Incluso el juez de distrito que desestimó una demanda incoada por el padre de Anwar, Nasser al-Awlaki, quien trató de argumentar en contra de la autoridad irrestricta de la administración Obama para matar a cualquier estadounidense sin el debido proceso, se preguntó por qué la administración requirió de una orden de un juez para someter a un ciudadano estadounidense en el extranjero a una vigilancia electrónica, pero no para designar al mismo ciudadano como objetivo a ser eliminado. El juez rechazó la demanda porque sostuvo que los tribunales no eran competentes para tomar decisiones relativas a la “composición, entrenamiento, equipamiento, y control de una fuerza militar” y que estas cuestiones deberían ser dejadas en manos de los poderes del gobierno que se encuentran periódicamente sometidas a la rendición de cuentas electoral.

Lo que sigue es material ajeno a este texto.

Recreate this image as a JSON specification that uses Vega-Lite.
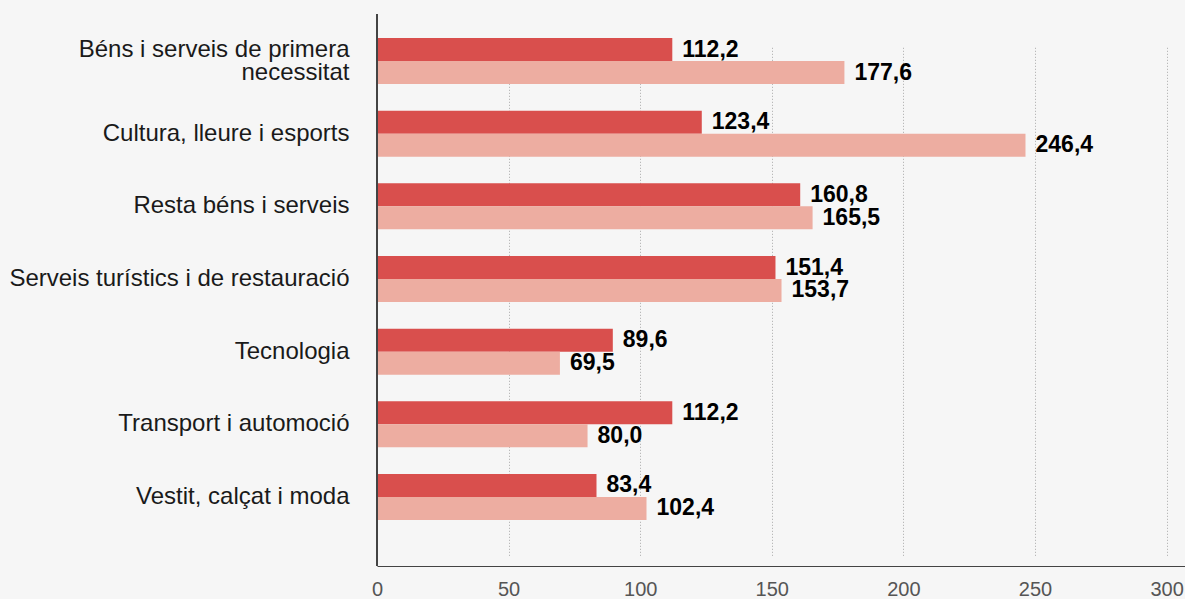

Tal vez sea así, pero esa no es la cuestión. La cuestión es si el Congreso aprobó una guerra contra al-Qaeda en la Península Arábiga o al Awlaki. No lo ha hecho. Por lo tanto, al-Awlaki debió ser tratado como un presunto delincuente y habérsele concedido el derecho a un debido proceso de conformidad con la Constitución. Los tribunales tienen claramente el derecho de pronunciarse sobre este asunto. Deberían prohibir a la administración tener una lista secreta de personas a matar y obligarla a llevar a los sospechados de ser terroristas a juicio.
Aunque la pena de muerte en el país probablemente sea constitucional (la Quinta Enmienda habla de delitos “capitales”), el hecho de que desde mediados de la década de 1970, 138 presos condenados a muerte fueron posteriormente exonerados plantea cuestiones importantes acerca de la capacidad del gobierno para imponer de manera competente y justa el castigo más severo. Dado el irregular historial del gobierno en la identificación de los asesinos, ¿podemos estar seguros de que nuestro presidente puede de manera competente identificar a los terroristas y matarlos—violando al mismo tiempo los requisitos constitucionales del debido proceso y los pesos y contrapesos de las otras ramas del gobierno? Dado que muchos de los prisioneros en Guantánamo no fueron culpables de delito alguno, y mucho menos de terrorismo, la respuesta a la última pregunta es un rotundo “no”. Por lo tanto, dejar que el presidente identifique a los terroristas, utilizando criterios secretos, y los aniquile es peligroso para la República.